Where does the Indian Government stand when it comes to the protection of life, liberty and property of its citizens?
We are in the middle of the World’s largest democratic exercise, the 2019 general elections of India. A process that will determine India’s new prime minister and parliamentarians. But what have been some of the key highlights of the past governments up until this point? For starters, key highlights don’t have to be positive. These are facts that have stood out and believe it or not, in the case of our recent governments, some of these are quite unsettling.
From increasing unemployment to some of the worst government-led scams, including 2G and the commonwealth games to disastrous policy decisions such as ‘demonetization’ that led to a severe shortage of currency and wreaked havoc for migrant workers, farmers, traders and several other such marginalised groups, it has not been all smooth sailing. What’s disturbing is that despite secularism being enshrined in our Indian Constitution, we’ve only seen a rise in communal clashes and targeting of minorities in the last couple of decades. The ones that govern the land are not in the least concentrating on serving the ones that elected them in the first place.
As per a report by Amnesty International India, as of December 2015, 67% of prisoners in India’s prisons were ‘under-trials’ – people who were awaiting trial or whose trials were still ongoing, and who have not been convicted. India continues to have one of the highest under-trial populations in the world and an alarmingly high percentage of under-trials are from the muslim, dalits and tribal communities, that comprise about 53% of the total population of under-trials. In majority of these cases, the right to liberty and fair trial for the detainees is grossly violated. Innocent until proven guilty instead of being the norm, has become the exception.
Very recently, there has been massive crackdown on human rights work in India. Governments instead of promoting and defending individual rights are on the other end intimidating and harassing human rights defenders and civil society organisations, and using repressive laws against them.

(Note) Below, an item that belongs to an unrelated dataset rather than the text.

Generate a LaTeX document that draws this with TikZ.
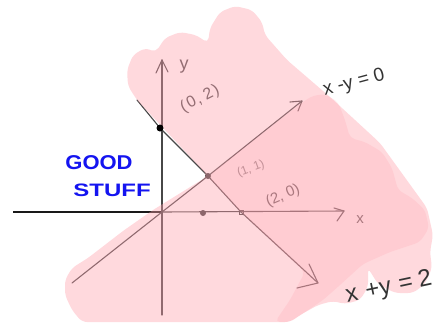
\documentclass[tikz,border=0pt]{standalone}
\usepackage{fontspec}
\setmainfont{Liberation Sans}
\definecolor{pinkc}{RGB}{255,160,172}
\definecolor{inkblue}{RGB}{20,20,240}
\begin{document}
\begin{tikzpicture}[x=1pt,y=-1pt,
  ax/.style={draw=black!72, line width=1.1pt, line cap=round, line join=round},
  tipline/.style={draw=black!72, line width=1.1pt, line cap=round, line join=round},
  pinkarea/.style={fill=pinkc, fill opacity=0.4, rounded corners=5pt},
  hand/.style={text=black!70, inner sep=0pt},
  dotn/.style={circle, fill=black!75, inner sep=0pt, minimum size=6pt},
  good/.style={text=inkblue, inner sep=0pt, font=\bfseries\fontsize{20}{20}\selectfont}
]
\useasboundingbox (0,0) rectangle (448,322);
\fill[white] (0,0) rectangle (448,322);
% coordinates
\coordinate (O) at (162,212);
\coordinate (P02) at (160,128);
\coordinate (P11) at (208,176);
\coordinate (P20) at (241,212);
\coordinate (xl) at (13,212);
\coordinate (xt) at (344,211);
\coordinate (yb) at (162,315);
\coordinate (yt) at (162,60);
\coordinate (s1) at (137,100);
\coordinate (s1e) at (318,283);
\coordinate (s2) at (72,283);
\coordinate (s2e) at (302,101);
% axes
\draw[black!90, line width=1.5pt] (xl) -- (O);
\draw[ax] (O) -- (xt);
\draw[tipline] (334,208) -- (xt) -- (337,221);
\draw[ax] (yb) -- (yt);
\draw[tipline] (156,73) -- (yt) -- (168,72);
% lines
\draw[ax] (s1) -- (P02) -- (P11) -- (P20) -- (s1e);
\draw[tipline] (309,264) -- (s1e) -- (297,288);
\draw[ax] (s2) -- (O) -- (P11) -- (s2e);
\draw[tipline] (290,102) -- (s2e) -- (298,111);
% dots under the pink
\node[dotn] (d11) at (P11) {};
\node[dotn] (d20a) at (203,213) {};
\node[draw=black!75, line width=1pt, inner sep=0pt, minimum size=4pt] (d20) at (P20) {};
% labels under the pink
\node[hand, font=\fontsize{18}{18}\selectfont] (ly) at (184,67) {y};
\node[hand, font=\fontsize{15}{15}\selectfont] (lx) at (360,220) {x};
\node[hand, rotate=27, font=\fontsize{16}{16}\selectfont] (l02) at (200,99) {(\hspace{1.5pt}0\hspace{1.5pt},\hspace{4pt}2\hspace{1.5pt})};
\node[hand, rotate=20, text=black!50, font=\fontsize{12}{12}\selectfont] (l11) at (251,169) {(1, 1)};
\node[hand, rotate=23, font=\fontsize{15}{15}\selectfont] (l20) at (283,196) {(2, 0)};
% pink shading
\fill[pinkarea] (137,100) -- (128,86) -- (127,70) -- (133,55) -- (145,48) -- (156,52) -- (165,38) -- (180,32) -- (196,35) -- (208,43) -- (210,28) -- (220,12) -- (235,6) -- (252,10) -- (262,22) -- (265,35) -- (287,60) -- (330,97) -- (380,143) -- (427,208) -- (433,235) -- (430,252) -- (432,268) -- (425,284) -- (413,293) -- (395,293) -- (378,284) -- (368,268) -- (368,287) -- (360,300) -- (345,304) -- (333,301) -- (318,305) -- (300,315) -- (290,322) -- (82,322) -- (72,310) -- (65,295) -- (65,280) -- (72,268) -- (88,258) -- (123,231) -- (153,210) -- (208,176) -- cycle;
\fill[pinkarea, fill opacity=0.22] (208,176) -- (300,104) -- (312,96) -- (325,94) -- (338,102) -- (345,120) -- (350,138) -- (365,142) -- (382,152) -- (392,168) -- (398,190) -- (412,198) -- (425,210) -- (429,228) -- (420,242) -- (390,252) -- (363,264) -- (340,285) -- (323,300) -- (290,322) -- (275,322) -- (290,300) -- (305,272) -- (241,212) -- cycle;
% on top
\node[circle, fill=black, inner sep=0pt, minimum size=7pt] (d02) at (P02) {};
\node[hand, text=black!80, rotate=15, font=\fontsize{19}{19}\selectfont] (lxy0) at (354,83) {x -y = 0};
\node[hand, text=black!80, rotate=12, font=\fontsize{24}{24}\selectfont] (lxy2) at (389,288) {x\hspace{8pt}+y\hspace{8pt}=\hspace{6pt}2};
\node[good, xscale=1.1] (good) at (99,163) {GOOD};
\node[good, xscale=1.2, yscale=0.9] (stuff) at (112,190) {STUFF};
\end{tikzpicture}
\end{document}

For an individual and a citizen of India, what matters the most? I ask this question again. What is law and why is it important? Laws must provide the fundamental framework that lay the foundation and boundaries within which institutions function to protect individuals and promote prosperity.
The Rule of Law Index under the World Justice Project ranks India at the 62nd position out of 113 countries. In terms of criminal justice, it stands at the 66th position, but in the civil justice component it slides to the 97th position.
Let’s shout out these statistics. There’s no need to brainstorm for a manifesto when there are already enough glaring issues that need our attention. There’s lots to be done, very little time and hardly any intent on part of our political parties. We have only one life, let’s make it count. Do what you can. Do what you must. Write, debate, participate. Justice can’t be kept waiting for long.